Amongst other things, this issue provides a recap of the positive effects and benefits of the investigations and tests that insurers carry out on motor vehicles as the subject of insurance. It is not just a matter of assessing the real expectations of repair costs and thereby establishing a technical basis for setting the premiums for the relevant covers. The experiments carried out in vehicle research centres make sound contributions to road safety and to what has become known as tertiary safety, defined as the location and rescue of victims of road accidents. In an excellent article, Ignacio Juárez, the Managing Director of CESVIMAP (MAPFRE’s Centre for Experimentation and Road Safety) in Ávila, brings the most advanced and up-to-date international perspective in this field.
The Turkish insurance market is in an interesting phase, with tried-and-tested insurance protection schemes being incorporated into the management of both traditional risks and its big earning assets. After almost four years of operation, the Pool for the integrated agricultural risk management -TARSIMis demonstrating that the previous experience of farming insurance in Turkey will be overcome and the question marks it raised resolved. Its General Manager, Bulent Bora, explains how the use of new technologies and a sound technical basis are favouring sustained growth of both the area insured and the covers available.
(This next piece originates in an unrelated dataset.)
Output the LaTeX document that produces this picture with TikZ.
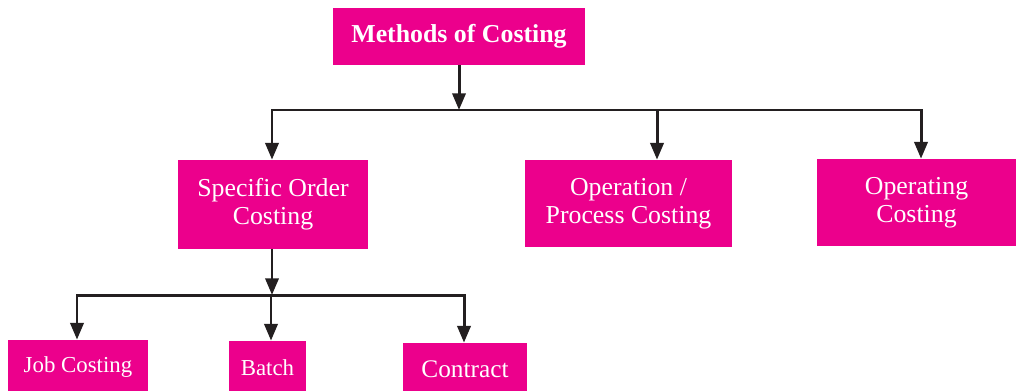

Credit insurance tends to be a good “thermometer” of the world’s economic and financial health. At the end of 2008, the Spanish market for this class of business detected restrictions in reinsurance capacity and, as in other European countries, looked for a temporary solution in the public sector. In the course of the interview published in this Issue, Ignacio Machetti, General Manager of the Consorcio de Compensación de Seguros, speaks about the actions that ensured the continuity of credit insurance in Spain in difficult times. He also opens up a hopeful horizon in this environment of crisis by pointing out that the intervention of the body that he manages is gradually becoming less necessary where reinsurance of the credit class of business is concerned.
To look at the East is to look at the dawn. This is the view that emerges from the information and opinions of Enrique Clemente III, President and CEO of MAPFRE Insular in the Philippines. Conscious of the insurance market’s exposure to financial crises following the situation created in 1997, which has now been overcome, the various Asian markets are responding and adapting to the new global economic order. The situation is especially interesting in the Philippines, as this is a country with high exposure to natural hazards. When such risks occur, careful coordination from the insurance, scientific and assistance points of view is required, as became apparent following tropical storm Ketsana, which passed across the archipelago in September 2009.